I tried to apply the procedure found in this link - derive angular velocity from infinitesimal rotation matrix by small angle approximation - to calculate $\omega$ from the rotation matrix $\mathbf{R}^{T}$. The specific situation, where I tried to do this can be found in the picture below:
Now in my example the basis of the inertial and moving coordinate system may be given by the vectors $\overrightarrow{e}_{x}$, $\overrightarrow{e}_{y}$, $\overrightarrow{e}_{z}$ and $\overrightarrow{e}_{1}(t)$, $\overrightarrow{e}_{2}(t)$, $\overrightarrow{e}_{3}(t)$ respectively.
Here are the projected views (projected along $\overrightarrow{e}_{x}$ and $\overrightarrow{e}_{z}$) of the basis-vectors, where $\alpha$ ($\dot{\alpha}=\Omega$) shall be the angle enclosed by $\overrightarrow{e}_{z}$ and $\overrightarrow{e}_{3}(t)$:
In the views each vector is noted with its projected length.
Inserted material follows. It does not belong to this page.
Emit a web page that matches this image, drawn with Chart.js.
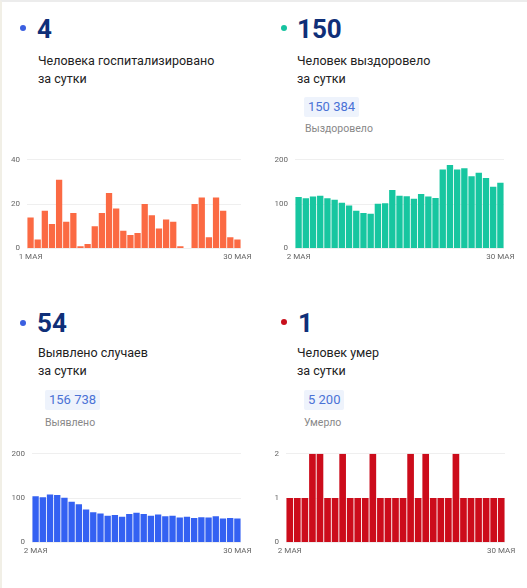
<!DOCTYPE html>
<html><head><meta charset="utf-8">
<script src="https://cdn.jsdelivr.net/npm/chart.js@4.4.1/dist/chart.umd.min.js"></script>
<style>
html,body{margin:0;padding:0;background:#fff;}
body{width:527px;height:588px;position:relative;overflow:hidden;font-family:Roboto,"Noto Sans",sans-serif;}
.frame{position:absolute;left:0;top:0;width:527px;height:588px;border-top:2px solid #ececec;border-left:2px solid #f1efe6;box-sizing:border-box;}
.dot{position:absolute;width:6px;height:6px;border-radius:50%;}
.num{position:absolute;font-weight:700;font-size:26px;line-height:26px;color:#0f2f78;}
.lbl{position:absolute;font-size:12.5px;line-height:18px;color:#222;}
.badge{position:absolute;background:#eef3fc;color:#4a72d6;font-size:13px;line-height:20px;height:20px;padding:0 4px;border-radius:2px;}
.sub{position:absolute;font-size:10.5px;color:#888;}
.cw{position:absolute;}
</style></head>
<body>
<div class="frame"></div>

<div class="dot" style="left:20px;top:25px;background:#3b5fe0"></div>
<div class="num" style="left:37px;top:16px">4</div>
<div class="lbl" style="left:38px;top:52px">Человека госпитализировано<br>за сутки</div>

<div class="dot" style="left:281px;top:25px;background:#16c3a0"></div>
<div class="num" style="left:297px;top:16px">150</div>
<div class="lbl" style="left:297px;top:52px">Человек выздоровело<br>за сутки</div>
<div class="badge" style="left:304px;top:97px">150 384</div>
<div class="sub" style="left:305px;top:122px">Выздоровело</div>

<div class="dot" style="left:20px;top:320px;background:#3b5fe0"></div>
<div class="num" style="left:37px;top:310px">54</div>
<div class="lbl" style="left:38px;top:344px">Выявлено случаев<br>за сутки</div>
<div class="badge" style="left:45px;top:390px">156 738</div>
<div class="sub" style="left:45px;top:416px">Выявлено</div>

<div class="dot" style="left:281px;top:319px;background:#c8101c"></div>
<div class="num" style="left:298px;top:310px">1</div>
<div class="lbl" style="left:297px;top:344px">Человек умер<br>за сутки</div>
<div class="badge" style="left:304px;top:390px">5 200</div>
<div class="sub" style="left:304px;top:416px">Умерло</div>

<div class="cw" style="left:0;top:148px;width:256px;height:118px"><canvas id="c1"></canvas></div>
<div class="cw" style="left:263px;top:148px;width:258px;height:118px"><canvas id="c2"></canvas></div>
<div class="cw" style="left:0;top:442px;width:256px;height:118px"><canvas id="c3"></canvas></div>
<div class="cw" style="left:263px;top:442px;width:258px;height:118px"><canvas id="c4"></canvas></div>

<script>
const daysMay1 = Array.from({length:30},(_,i)=>(i+1)+' МАЯ');
const daysMay2 = Array.from({length:29},(_,i)=>(i+2)+' МАЯ');

const hospitalized = [14,4,17,11,31,12,16,1,2,10,16,25,18,8,6,7,20,15,9,13,12,1,0,20,23,5,23,17,5,4];
const recovered = [116,113,117,119,113,110,103,97,85,80,78,101,102,132,119,118,112,123,117,114,178,188,178,181,163,171,159,139,148];
const detected = [104,102,108,107,101,92,86,74,68,65,60,62,58,64,67,64,60,63,59,60,56,58,55,57,56,59,54,55,54];
const deaths = [1,1,1,2,2,1,1,2,1,1,1,2,1,1,1,1,2,1,2,1,1,1,2,1,1,1,1,1,1];

const yTicks1 = {max:40, step:20};
const yTicks2 = {max:200, step:100};
const yTicks3 = {max:200, step:100};
const yTicks4 = {max:2, step:1};

function make(id, labels, data, color, yt, yWidth, padRight){
  new Chart(document.getElementById(id), {
    type:'bar',
    data:{labels, datasets:[{data, backgroundColor:color, borderWidth:0, barPercentage:0.88, categoryPercentage:1}]},
    options:{
      responsive:true, maintainAspectRatio:false, animation:false,
      layout:{padding:{left:0,right:padRight,top:0,bottom:0}},
      plugins:{legend:{display:false}, tooltip:{enabled:false}},
      scales:{
        x:{
          grid:{display:false, drawTicks:false}, border:{display:false},
          ticks:{autoSkip:false, maxRotation:0, minRotation:0, padding:4, color:'#666', font:{size:8, family:'Roboto'},
            callback:(v,i,t)=> (i===0||i===t.length-1) ? labels[i] : ''},
          afterFit:(s)=>{s.paddingLeft=0; s.paddingRight=0;}
        },
        y:{
          min:0, max:yt.max, grid:{color:'#efefef', drawTicks:false}, border:{display:false},
          ticks:{stepSize:yt.step, padding:7, color:'#666', font:{size:8, family:'Roboto'}},
          afterFit:(s)=>{s.width=yWidth;}
        }
      }
    }
  });
}
make('c1', daysMay1, hospitalized, '#fb6a43', yTicks1, 27, 15);
make('c2', daysMay2, recovered, '#17c6a0', yTicks2, 32, 17);
make('c3', daysMay2, detected, '#3461f2', yTicks3, 32, 15);
make('c4', daysMay2, deaths, '#cc0c1b', yTicks4, 23, 16);
</script>
</body></html>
The coordinate vectors of any point shall be linked by the Rotation Matrix $\mathbf{R'}$:
$\underbrace{[\overrightarrow{u}]_{i}}_{\textrm{coordinate vector in inertial frame }}=\mathbf{R'}\cdot\underbrace{[\overrightarrow{u}]_{r}}_{\textrm{coordinate vector in rotating frame }}$
I think $\mathbf{R'}$ would be:
$\mathbf{R'}=\left[\begin{array}{ccc} \cos(\theta) & -\sin(\theta) & 0\\ \sin(\theta)\cdot\cos(\alpha) & \cos(\theta)\cdot\cos(\alpha) & \sin(\alpha)\\ -\sin(\theta)\cdot\sin(\alpha) & -\cos(\theta)\cdot\sin(\alpha) & \cos(\alpha) \end{array}\right]$.
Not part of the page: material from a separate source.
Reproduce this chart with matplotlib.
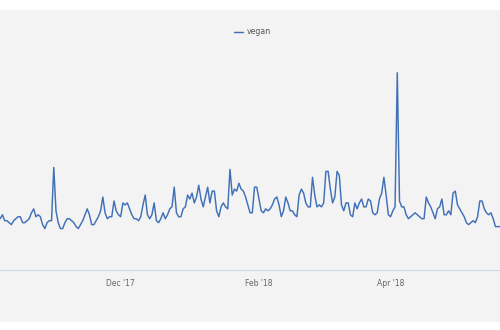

According to the example I linked above, I can approximate $\mathbf{R'}$ as:
$\mathbf{R'}\simeq\left[\begin{array}{ccc} 1 & -\delta \theta & 0\\ \delta \theta & 1 & \delta \alpha\\ 0 & -\delta \alpha & 1 \end{array}\right]=\left[\begin{array}{ccc} 0 & -\delta \theta & 0\\ \delta \theta & 0 & \delta \alpha\\ 0 & -\delta \alpha & 0 \end{array}\right]+\boldsymbol{I}_{3x3}=S(\omega)+\boldsymbol{I}_{3x3}=\delta\overrightarrow{E}\times+\boldsymbol{I}_{3x3}$
where $S(\delta \theta,\delta \alpha)$ is a Skewsymmetric Matrix and $\delta \overrightarrow{E}=\left[\begin{array}{c} -\delta \alpha\\ 0\\ \delta \theta \end{array}\right]$.
Analogous to the example it follows:
$\frac{\delta}{\delta t}[\overrightarrow{u}]_{i}=\frac{\delta}{\delta t}E\times[\overrightarrow{u}]_{r}=\underbrace{\left[\overrightarrow{\omega}_{r}\right]_{i}}_{\textrm{angular velocity of rotating frame expressed in inertial frame}}\times[\overrightarrow{u}]_{r}$.
That means, that $\left[\overrightarrow{\omega}_{r}\right]_{i}=\left[\begin{array}{c} -\dot{\alpha}\\ 0\\ \dot{\theta} \end{array}\right]$.
That seems to be wrong, because by inspection I get:
$\left[\overrightarrow{\omega}_{r}\right]_{i}=\left[\begin{array}{c} -\dot{\alpha}\\ \dot{\theta\cdot\sin(\alpha)}\\ \dot{\theta\cdot\cos(\alpha)} \end{array}\right]\neq\left[\begin{array}{c} -\dot{\alpha}\\ 0\\ \dot{\theta} \end{array}\right]$.
Here is my question: What is wrong?